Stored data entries
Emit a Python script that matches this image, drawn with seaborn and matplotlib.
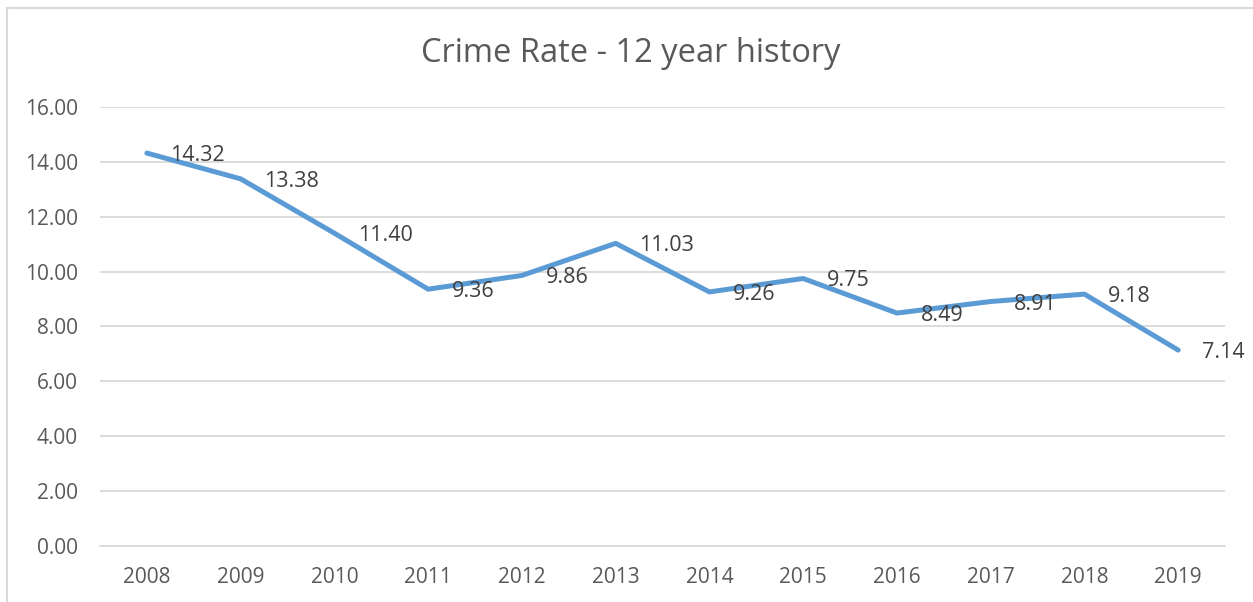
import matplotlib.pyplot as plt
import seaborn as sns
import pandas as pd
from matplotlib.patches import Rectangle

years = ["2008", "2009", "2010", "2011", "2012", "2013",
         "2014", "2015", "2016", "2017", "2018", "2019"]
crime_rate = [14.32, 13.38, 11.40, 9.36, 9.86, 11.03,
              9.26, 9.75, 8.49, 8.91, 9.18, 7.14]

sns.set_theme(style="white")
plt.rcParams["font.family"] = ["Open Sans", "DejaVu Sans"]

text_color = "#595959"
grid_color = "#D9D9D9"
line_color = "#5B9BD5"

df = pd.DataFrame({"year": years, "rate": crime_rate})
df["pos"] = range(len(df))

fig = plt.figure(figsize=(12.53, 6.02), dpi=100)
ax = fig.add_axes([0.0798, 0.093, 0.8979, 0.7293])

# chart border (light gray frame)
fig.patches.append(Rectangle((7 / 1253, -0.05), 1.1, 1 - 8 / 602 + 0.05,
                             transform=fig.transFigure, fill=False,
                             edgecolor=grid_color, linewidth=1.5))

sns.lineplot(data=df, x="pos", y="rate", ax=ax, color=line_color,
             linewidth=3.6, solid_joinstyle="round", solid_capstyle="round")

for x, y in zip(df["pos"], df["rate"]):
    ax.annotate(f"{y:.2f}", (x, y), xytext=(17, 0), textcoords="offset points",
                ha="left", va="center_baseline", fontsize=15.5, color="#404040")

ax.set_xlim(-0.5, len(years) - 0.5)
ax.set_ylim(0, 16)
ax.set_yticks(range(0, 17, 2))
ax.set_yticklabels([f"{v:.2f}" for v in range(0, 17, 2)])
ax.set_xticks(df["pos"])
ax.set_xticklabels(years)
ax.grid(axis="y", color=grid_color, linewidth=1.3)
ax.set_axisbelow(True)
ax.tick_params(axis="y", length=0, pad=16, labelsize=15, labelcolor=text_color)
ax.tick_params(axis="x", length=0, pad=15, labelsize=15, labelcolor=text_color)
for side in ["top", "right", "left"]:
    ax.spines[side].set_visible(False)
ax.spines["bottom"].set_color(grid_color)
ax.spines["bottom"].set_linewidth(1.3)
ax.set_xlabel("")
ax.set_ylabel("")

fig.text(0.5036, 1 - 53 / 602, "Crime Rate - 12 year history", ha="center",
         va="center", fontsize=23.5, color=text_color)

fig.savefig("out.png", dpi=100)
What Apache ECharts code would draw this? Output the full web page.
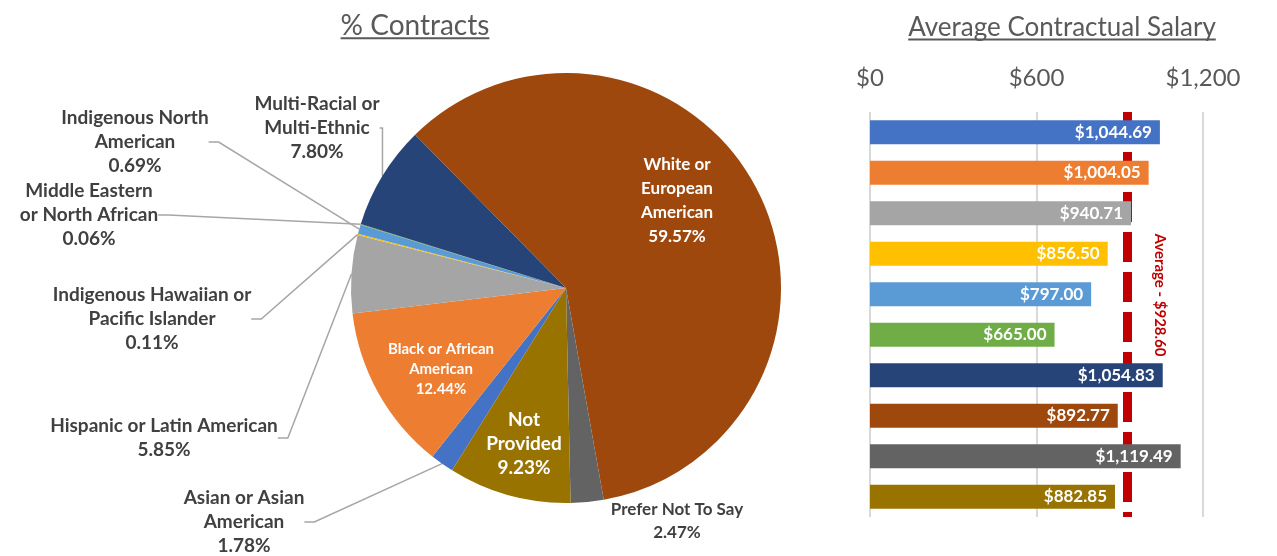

__Directions__: The entries above should be reproduced exactly, without their pictures.

__Problem solution__:
Emit a Python script that matches this image, drawn with seaborn and matplotlib.
import matplotlib.pyplot as plt
import seaborn as sns
import pandas as pd
from matplotlib.patches import Rectangle

years = ["2008", "2009", "2010", "2011", "2012", "2013",
         "2014", "2015", "2016", "2017", "2018", "2019"]
crime_rate = [14.32, 13.38, 11.40, 9.36, 9.86, 11.03,
              9.26, 9.75, 8.49, 8.91, 9.18, 7.14]

sns.set_theme(style="white")
plt.rcParams["font.family"] = ["Open Sans", "DejaVu Sans"]

text_color = "#595959"
grid_color = "#D9D9D9"
line_color = "#5B9BD5"

df = pd.DataFrame({"year": years, "rate": crime_rate})
df["pos"] = range(len(df))

fig = plt.figure(figsize=(12.53, 6.02), dpi=100)
ax = fig.add_axes([0.0798, 0.093, 0.8979, 0.7293])

# chart border (light gray frame)
fig.patches.append(Rectangle((7 / 1253, -0.05), 1.1, 1 - 8 / 602 + 0.05,
                             transform=fig.transFigure, fill=False,
                             edgecolor=grid_color, linewidth=1.5))

sns.lineplot(data=df, x="pos", y="rate", ax=ax, color=line_color,
             linewidth=3.6, solid_joinstyle="round", solid_capstyle="round")

for x, y in zip(df["pos"], df["rate"]):
    ax.annotate(f"{y:.2f}", (x, y), xytext=(17, 0), textcoords="offset points",
                ha="left", va="center_baseline", fontsize=15.5, color="#404040")

ax.set_xlim(-0.5, len(years) - 0.5)
ax.set_ylim(0, 16)
ax.set_yticks(range(0, 17, 2))
ax.set_yticklabels([f"{v:.2f}" for v in range(0, 17, 2)])
ax.set_xticks(df["pos"])
ax.set_xticklabels(years)
ax.grid(axis="y", color=grid_color, linewidth=1.3)
ax.set_axisbelow(True)
ax.tick_params(axis="y", length=0, pad=16, labelsize=15, labelcolor=text_color)
ax.tick_params(axis="x", length=0, pad=15, labelsize=15, labelcolor=text_color)
for side in ["top", "right", "left"]:
    ax.spines[side].set_visible(False)
ax.spines["bottom"].set_color(grid_color)
ax.spines["bottom"].set_linewidth(1.3)
ax.set_xlabel("")
ax.set_ylabel("")

fig.text(0.5036, 1 - 53 / 602, "Crime Rate - 12 year history", ha="center",
         va="center", fontsize=23.5, color=text_color)

fig.savefig("out.png", dpi=100)
What Apache ECharts code would draw this? Output the full web page.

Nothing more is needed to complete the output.